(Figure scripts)
━━━━━━━━━━━━━━━━

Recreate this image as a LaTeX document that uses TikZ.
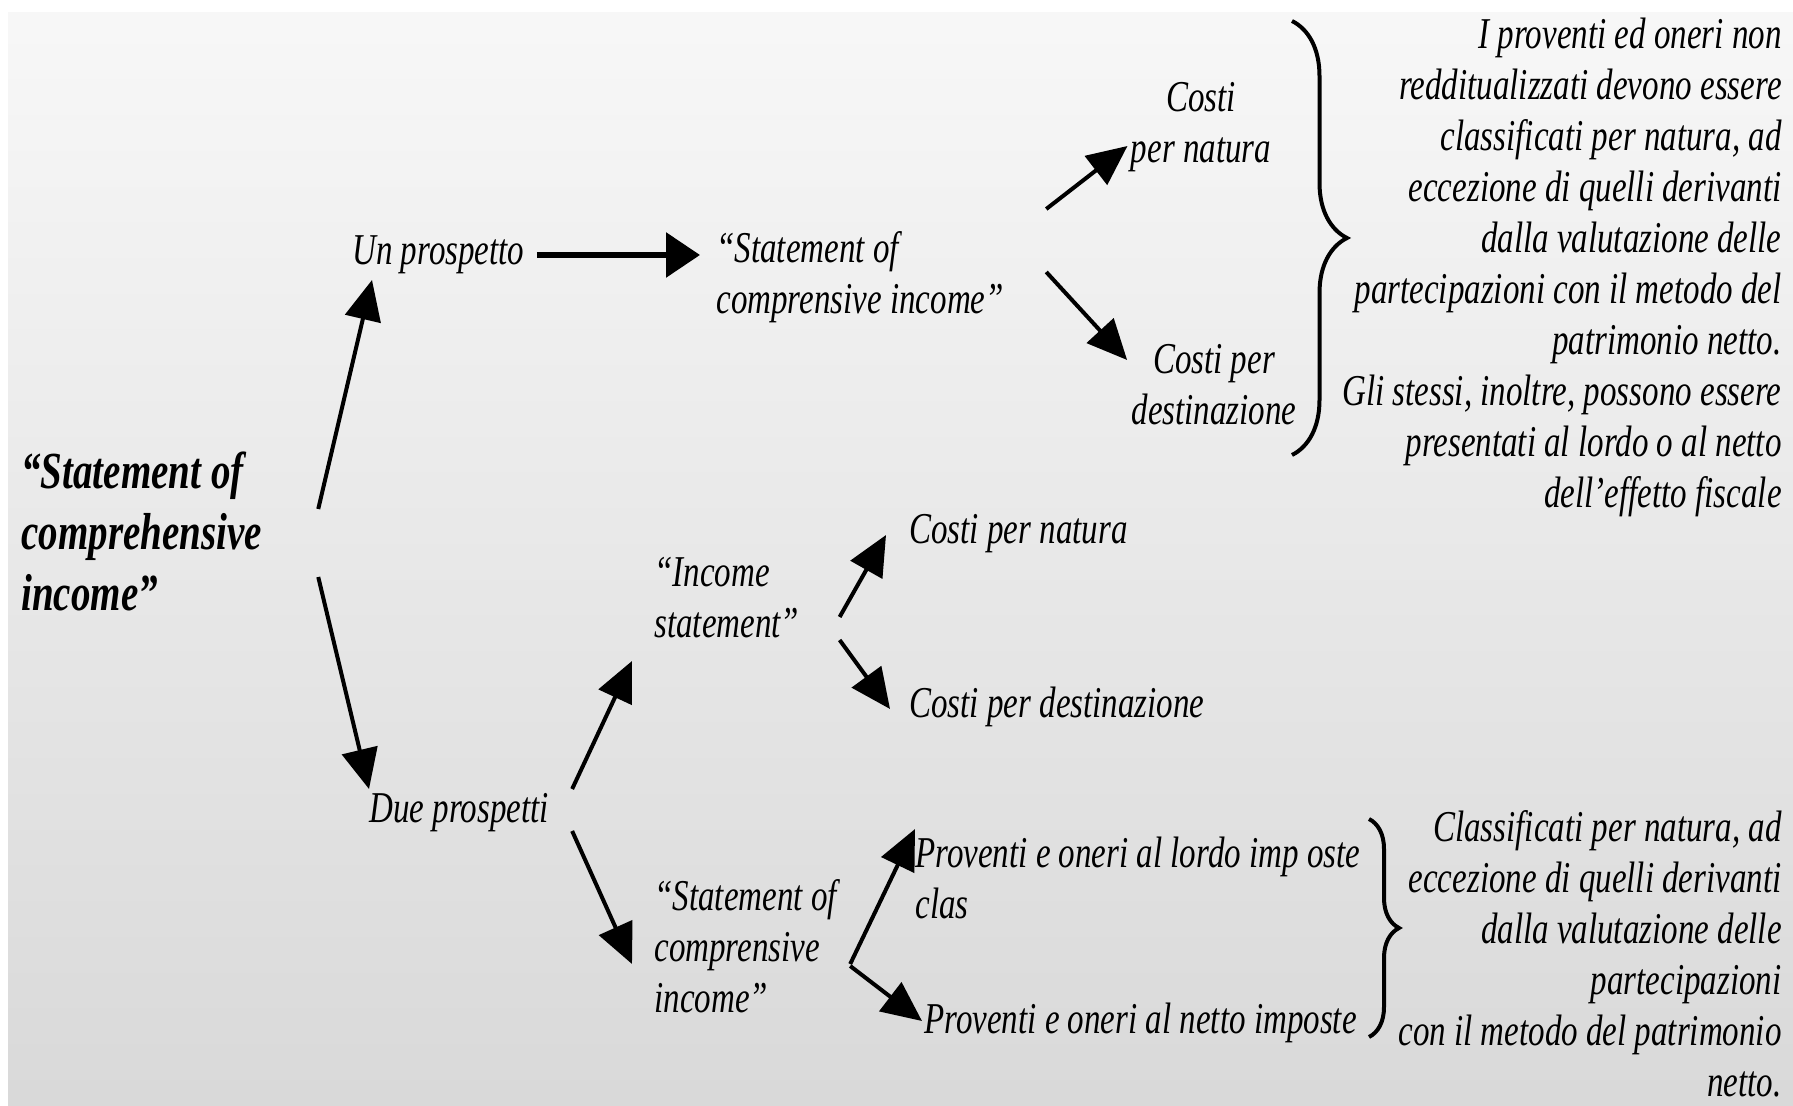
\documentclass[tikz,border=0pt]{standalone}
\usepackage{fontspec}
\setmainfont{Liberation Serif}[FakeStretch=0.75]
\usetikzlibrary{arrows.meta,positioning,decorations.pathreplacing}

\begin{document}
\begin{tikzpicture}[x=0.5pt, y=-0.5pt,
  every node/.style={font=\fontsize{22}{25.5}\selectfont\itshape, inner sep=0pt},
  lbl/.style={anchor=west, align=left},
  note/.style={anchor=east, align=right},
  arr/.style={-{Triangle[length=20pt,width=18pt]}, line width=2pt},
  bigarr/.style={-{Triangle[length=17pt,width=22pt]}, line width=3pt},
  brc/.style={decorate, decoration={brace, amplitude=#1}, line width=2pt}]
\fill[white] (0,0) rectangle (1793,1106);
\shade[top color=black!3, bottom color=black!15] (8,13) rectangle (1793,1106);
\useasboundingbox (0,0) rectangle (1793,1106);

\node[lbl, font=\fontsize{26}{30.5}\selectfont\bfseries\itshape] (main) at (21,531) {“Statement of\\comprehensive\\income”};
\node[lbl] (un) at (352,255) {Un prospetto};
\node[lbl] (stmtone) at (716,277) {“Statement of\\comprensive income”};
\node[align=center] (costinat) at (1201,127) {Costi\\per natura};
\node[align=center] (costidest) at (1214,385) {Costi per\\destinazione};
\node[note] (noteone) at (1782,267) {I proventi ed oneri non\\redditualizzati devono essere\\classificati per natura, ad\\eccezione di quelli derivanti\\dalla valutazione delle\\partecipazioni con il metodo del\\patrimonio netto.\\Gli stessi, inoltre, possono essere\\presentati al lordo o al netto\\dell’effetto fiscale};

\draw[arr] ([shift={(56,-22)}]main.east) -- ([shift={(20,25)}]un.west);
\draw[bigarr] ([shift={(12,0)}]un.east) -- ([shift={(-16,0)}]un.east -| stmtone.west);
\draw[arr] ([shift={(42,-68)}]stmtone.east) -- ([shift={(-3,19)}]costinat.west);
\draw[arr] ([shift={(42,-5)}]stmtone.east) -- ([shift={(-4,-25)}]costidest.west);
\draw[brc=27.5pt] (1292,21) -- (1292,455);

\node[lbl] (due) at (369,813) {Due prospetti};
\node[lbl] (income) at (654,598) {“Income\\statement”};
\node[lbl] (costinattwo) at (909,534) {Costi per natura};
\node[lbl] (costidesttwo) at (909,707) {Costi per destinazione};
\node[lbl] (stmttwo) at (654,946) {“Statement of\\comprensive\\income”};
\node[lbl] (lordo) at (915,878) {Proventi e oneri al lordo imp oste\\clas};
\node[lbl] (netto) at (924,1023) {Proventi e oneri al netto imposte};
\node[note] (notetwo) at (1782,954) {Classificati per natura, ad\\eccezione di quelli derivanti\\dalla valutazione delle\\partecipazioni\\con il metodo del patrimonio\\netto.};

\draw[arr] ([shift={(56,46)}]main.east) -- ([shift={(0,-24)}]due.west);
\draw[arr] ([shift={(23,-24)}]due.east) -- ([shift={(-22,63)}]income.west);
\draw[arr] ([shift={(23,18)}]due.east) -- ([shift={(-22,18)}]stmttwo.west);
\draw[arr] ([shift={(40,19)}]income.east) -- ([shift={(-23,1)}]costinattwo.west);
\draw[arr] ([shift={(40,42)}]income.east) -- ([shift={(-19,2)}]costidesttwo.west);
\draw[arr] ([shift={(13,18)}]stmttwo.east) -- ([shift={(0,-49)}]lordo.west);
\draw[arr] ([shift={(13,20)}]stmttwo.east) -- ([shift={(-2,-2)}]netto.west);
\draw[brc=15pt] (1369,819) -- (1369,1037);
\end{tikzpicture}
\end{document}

━━━━━━━━━━━━━━━━

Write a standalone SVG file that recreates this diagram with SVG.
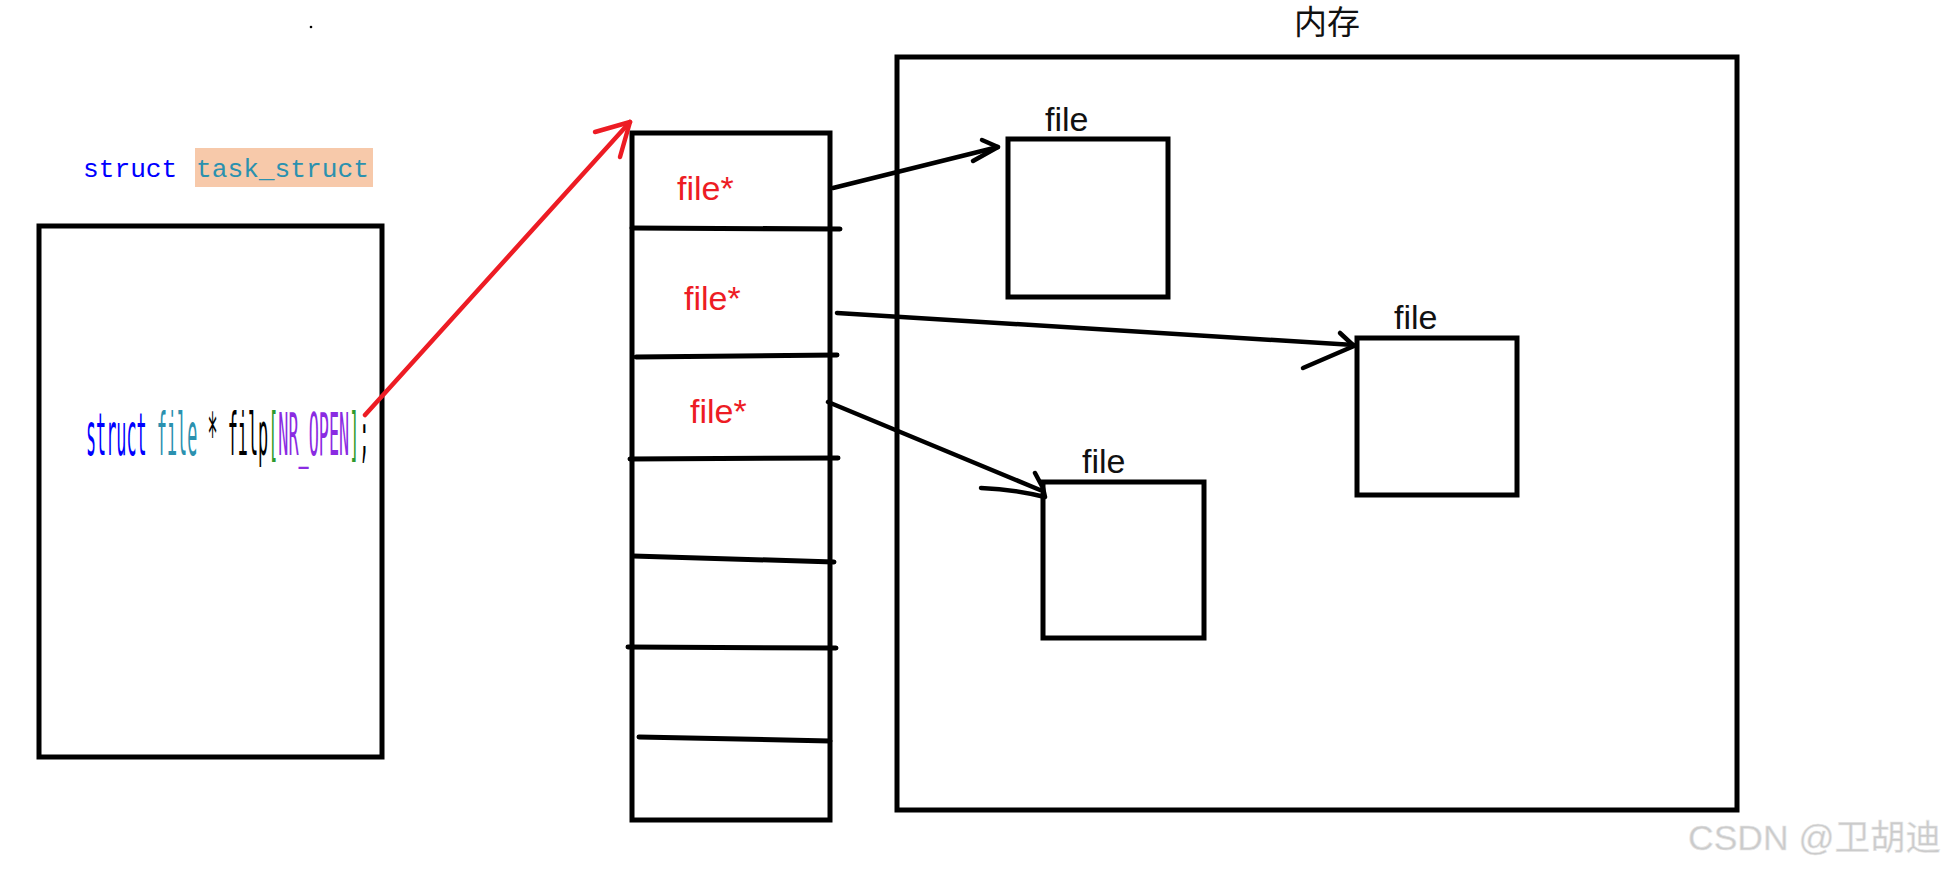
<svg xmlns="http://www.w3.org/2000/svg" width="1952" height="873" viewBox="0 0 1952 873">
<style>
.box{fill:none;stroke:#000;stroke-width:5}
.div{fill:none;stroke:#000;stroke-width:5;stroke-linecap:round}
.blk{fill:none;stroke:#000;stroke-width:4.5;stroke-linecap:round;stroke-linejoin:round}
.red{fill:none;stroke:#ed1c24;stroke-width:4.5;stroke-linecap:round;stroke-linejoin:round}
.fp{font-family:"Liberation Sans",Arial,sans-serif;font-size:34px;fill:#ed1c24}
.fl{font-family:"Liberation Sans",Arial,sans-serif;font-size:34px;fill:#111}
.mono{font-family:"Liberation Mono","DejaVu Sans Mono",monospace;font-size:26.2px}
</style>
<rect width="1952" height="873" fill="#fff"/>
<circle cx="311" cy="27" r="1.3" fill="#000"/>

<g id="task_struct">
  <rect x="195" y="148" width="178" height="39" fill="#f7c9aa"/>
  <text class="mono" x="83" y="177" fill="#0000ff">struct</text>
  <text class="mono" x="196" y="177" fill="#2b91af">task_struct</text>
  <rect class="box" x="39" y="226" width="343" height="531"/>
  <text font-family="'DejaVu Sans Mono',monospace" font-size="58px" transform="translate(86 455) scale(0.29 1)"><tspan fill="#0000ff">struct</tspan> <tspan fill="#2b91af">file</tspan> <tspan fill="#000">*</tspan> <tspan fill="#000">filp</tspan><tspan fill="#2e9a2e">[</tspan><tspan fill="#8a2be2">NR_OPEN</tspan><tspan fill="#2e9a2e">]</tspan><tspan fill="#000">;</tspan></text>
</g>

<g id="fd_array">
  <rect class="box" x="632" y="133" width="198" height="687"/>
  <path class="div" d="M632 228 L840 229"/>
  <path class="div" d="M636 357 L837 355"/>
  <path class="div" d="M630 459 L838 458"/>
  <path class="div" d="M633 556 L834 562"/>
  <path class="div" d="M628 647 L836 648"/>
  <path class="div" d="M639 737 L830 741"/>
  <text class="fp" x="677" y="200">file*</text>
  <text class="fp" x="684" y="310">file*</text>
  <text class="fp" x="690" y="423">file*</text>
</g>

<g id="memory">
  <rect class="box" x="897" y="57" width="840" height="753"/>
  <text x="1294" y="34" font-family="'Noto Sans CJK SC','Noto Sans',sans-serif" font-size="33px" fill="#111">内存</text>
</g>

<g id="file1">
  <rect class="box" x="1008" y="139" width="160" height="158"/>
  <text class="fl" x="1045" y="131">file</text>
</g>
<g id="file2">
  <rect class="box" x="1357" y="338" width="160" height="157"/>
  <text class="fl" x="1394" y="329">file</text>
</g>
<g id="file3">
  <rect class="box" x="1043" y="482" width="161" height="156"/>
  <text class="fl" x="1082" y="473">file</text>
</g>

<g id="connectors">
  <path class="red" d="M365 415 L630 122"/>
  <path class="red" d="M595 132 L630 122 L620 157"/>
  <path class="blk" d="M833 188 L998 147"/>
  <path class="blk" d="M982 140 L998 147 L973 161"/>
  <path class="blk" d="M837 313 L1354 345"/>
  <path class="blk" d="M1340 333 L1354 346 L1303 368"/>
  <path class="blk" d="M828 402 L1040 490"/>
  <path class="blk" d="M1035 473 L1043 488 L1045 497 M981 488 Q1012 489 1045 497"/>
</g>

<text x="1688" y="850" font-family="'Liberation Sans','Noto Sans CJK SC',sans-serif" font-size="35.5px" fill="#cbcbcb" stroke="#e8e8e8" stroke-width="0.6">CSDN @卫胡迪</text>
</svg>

━━━━━━━━━━━━━━━━

__What is asked__. Count every line bearing the word "that"; report the total only.

__Expected answer__. 2